The increasing level of uncertainty in power systems highlights the need to revisit operational concepts and develop novel design methodologies to achieve a better trade-off between secure and economic operation. We first discuss the concept of probabilistic security and consider the optimal power flow problem with N-1 security constraints and renewable in-feed uncertainty. We consider both the DC and AC power flow formulations. We introduce a feedback policy on frequency and voltage control loops and show how these problems can be transformed into chance constrained optimization programs. To solve these programs, we demonstrate how recently developed algorithms based on uncertainty sampling that offer a-priori guarantees regarding the probability of constraint satisfaction can be exploited. These methods avoid assumptions on the distribution of the uncertainty.
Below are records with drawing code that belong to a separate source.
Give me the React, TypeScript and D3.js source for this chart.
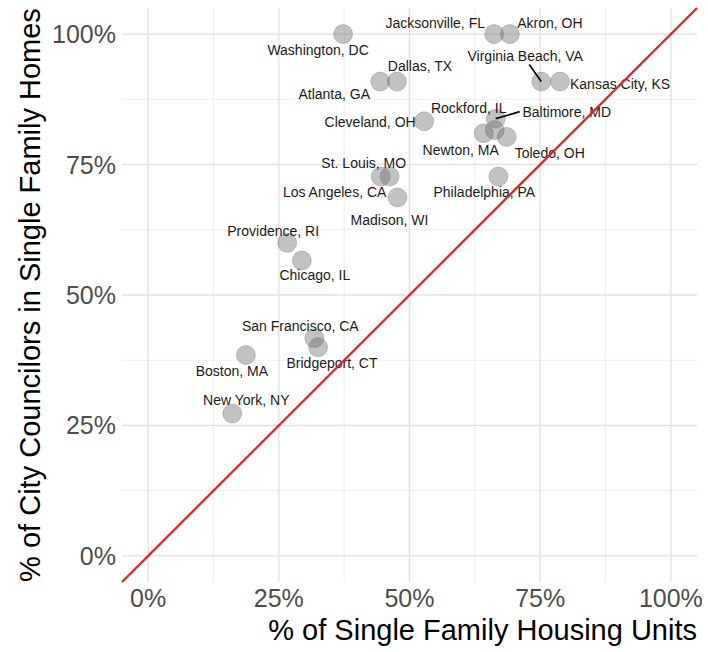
import React from "react";
import * as d3 from "d3";

// city council data: share of single family housing units vs share of councilors in SF homes
const cities = [
  "Jacksonville, FL", "Akron, OH", "Washington, DC", "Dallas, TX", "Atlanta, GA",
  "Virginia Beach, VA", "Kansas City, KS", "Rockford, IL", "Baltimore, MD", "Cleveland, OH",
  "Newton, MA", "Toledo, OH", "St. Louis, MO", "Los Angeles, CA", "Philadelphia, PA",
  "Madison, WI", "Providence, RI", "Chicago, IL", "San Francisco, CA", "Bridgeport, CT",
  "Boston, MA", "New York, NY",
];
const sfUnits = [
  0.662, 0.692, 0.373, 0.476, 0.444,
  0.752, 0.788, 0.663, 0.665, 0.528,
  0.642, 0.686, 0.445, 0.462, 0.670,
  0.477, 0.266, 0.294, 0.318, 0.325,
  0.187, 0.161,
];
const sfCouncil = [
  1.0, 1.0, 1.0, 0.909, 0.909,
  0.909, 0.909, 0.816, 0.838, 0.833,
  0.81, 0.803, 0.727, 0.727, 0.727,
  0.687, 0.60, 0.566, 0.417, 0.40,
  0.385, 0.273,
];
const tickValues = [0, 0.25, 0.5, 0.75, 1];
const minorValues = [0.125, 0.375, 0.625, 0.875];

// repelled label placement (pixel offsets from the point), leader segments where drawn
const labelOffset: Record<string, [number, number]> = {
  "Jacksonville, FL": [-59, -11],
  "Akron, OH": [40, -11],
  "Washington, DC": [-25, 16],
  "Dallas, TX": [23, -15],
  "Atlanta, GA": [-46, 13],
  "Virginia Beach, VA": [-16, -25],
  "Kansas City, KS": [60, 3],
  "Rockford, IL": [-26, -22],
  "Baltimore, MD": [71, -7],
  "Cleveland, OH": [-54, 1],
  "Newton, MA": [-23, 17],
  "Toledo, OH": [43, 16],
  "St. Louis, MO": [-17, -13],
  "Los Angeles, CA": [-55, 16],
  "Philadelphia, PA": [-14, 16],
  "Madison, WI": [-8, 23],
  "Providence, RI": [-14, -12],
  "Chicago, IL": [13, 15],
  "San Francisco, CA": [-14, -12],
  "Bridgeport, CT": [14, 16],
  "Boston, MA": [-14, 16],
  "New York, NY": [14, -13],
};
const segmentFrom: Record<string, [number, number]> = {
  "Virginia Beach, VA": [-12, -17],
  "Baltimore, MD": [24, -7],
};

const W = 708;
const H = 652;
const panel = { left: 122, right: 697, top: 8, bottom: 582 };
const font = "'Liberation Sans', Arial, sans-serif";

export default function App() {
  const x = d3.scaleLinear().domain([-0.05, 1.05]).range([panel.left, panel.right]);
  const y = d3.scaleLinear().domain([-0.05, 1.05]).range([panel.bottom, panel.top]);
  const pct = d3.format(".0%");

  const points = cities.map((c, i) => ({ name: c, px: x(sfUnits[i]), py: y(sfCouncil[i]) }));

  return (
    <svg width={W} height={H} style={{ position: "absolute", left: 0, top: 0, background: "#fff" }}>
      {/* grid */}
      <g>
        {minorValues.map((v) => (
          <g key={"mn" + v}>
            <line x1={x(v)} x2={x(v)} y1={panel.top} y2={panel.bottom} stroke="#ececec" strokeWidth={0.9} />
            <line x1={panel.left} x2={panel.right} y1={y(v)} y2={y(v)} stroke="#ececec" strokeWidth={0.9} />
          </g>
        ))}
        {tickValues.map((v) => (
          <g key={"mj" + v}>
            <line x1={x(v)} x2={x(v)} y1={panel.top} y2={panel.bottom} stroke="#e2e2e2" strokeWidth={1.4} />
            <line x1={panel.left} x2={panel.right} y1={y(v)} y2={y(v)} stroke="#e2e2e2" strokeWidth={1.4} />
          </g>
        ))}
      </g>

      {/* axis tick labels */}
      <g fontFamily={font} fontSize={25} fill="#4d4d4d">
        {tickValues.map((v) => (
          <text key={"xt" + v} x={x(v)} y={607} textAnchor="middle">{pct(v)}</text>
        ))}
        {tickValues.map((v) => (
          <text key={"yt" + v} x={116} y={y(v)} dy="0.36em" textAnchor="end">{pct(v)}</text>
        ))}
      </g>

      {/* axis titles */}
      <g fontFamily={font} fontSize={29} fill="#000">
        <text x={panel.right} y={640} textAnchor="end">% of Single Family Housing Units</text>
        <text
          transform={`translate(40,${(panel.top + panel.bottom) / 2}) rotate(-90)`}
          textAnchor="middle"
        >
          % of City Councilors in Single Family Homes
        </text>
      </g>

      {/* points */}
      <g>
        {points.map((p) => (
          <circle key={p.name} cx={p.px} cy={p.py} r={9.5} fill="#666" fillOpacity={0.4}
            stroke="#666" strokeOpacity={0.3} strokeWidth={1} />
        ))}
      </g>

      {/* leader segments */}
      <g stroke="#000" strokeWidth={1.6}>
        {points.filter((p) => segmentFrom[p.name]).map((p) => (
          <line key={"s" + p.name} x1={p.px + segmentFrom[p.name][0]} y1={p.py + segmentFrom[p.name][1]}
            x2={p.px} y2={p.py} />
        ))}
      </g>

      {/* labels */}
      <g fontFamily={font} fontSize={14} fill="#1a1a1a">
        {points.map((p) => (
          <text key={"l" + p.name} x={p.px + labelOffset[p.name][0]} y={p.py + labelOffset[p.name][1]}
            dy="0.35em" textAnchor="middle">{p.name}</text>
        ))}
      </g>

      {/* y = x reference line */}
      <line x1={x(-0.05)} y1={y(-0.05)} x2={x(1.05)} y2={y(1.05)} stroke="#ee1c1c" strokeWidth={2.2} />
    </svg>
  );
}
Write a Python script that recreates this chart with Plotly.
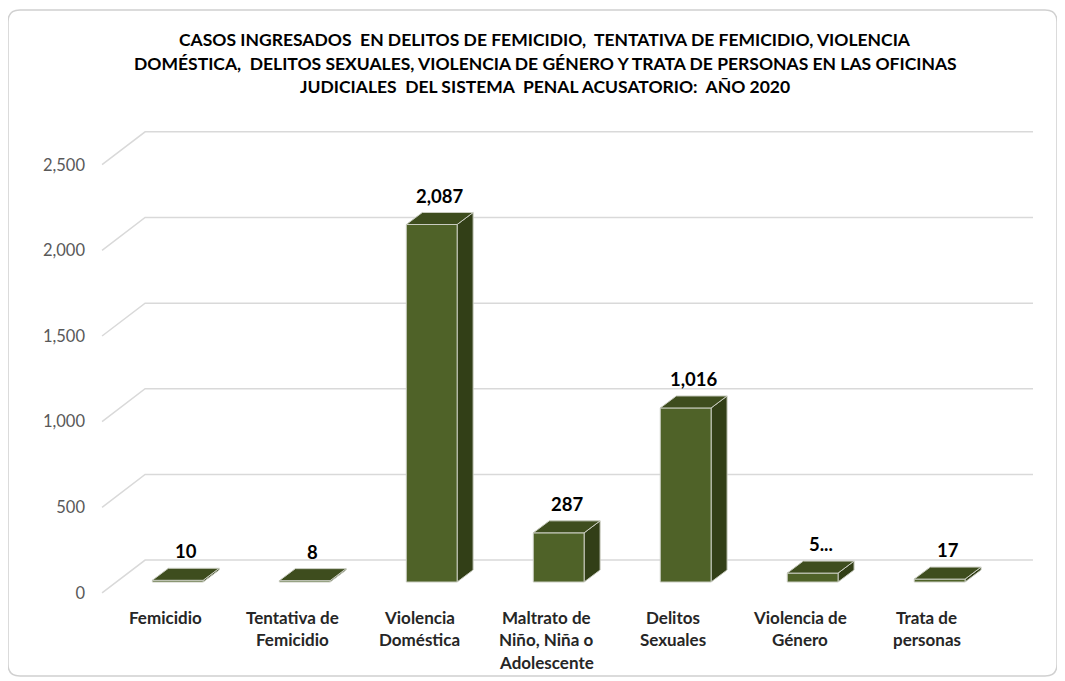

We then show how our stochastic security constrained optimal power flow framework can be extended to incorporate optimal reserve decisions and propose a reserve strategy that can be deployed in real time for any realization of the uncertainty. Simulation results are shown in IEEE benchmark systems and the efficiency on large-scale systems is discussed. We have also extended this framework in different directions e.g. including scheduling of uncertain reserves from demand response, unit commitment decisions, scheduling of other controllable network components, and controlling risk based on outage probabilities.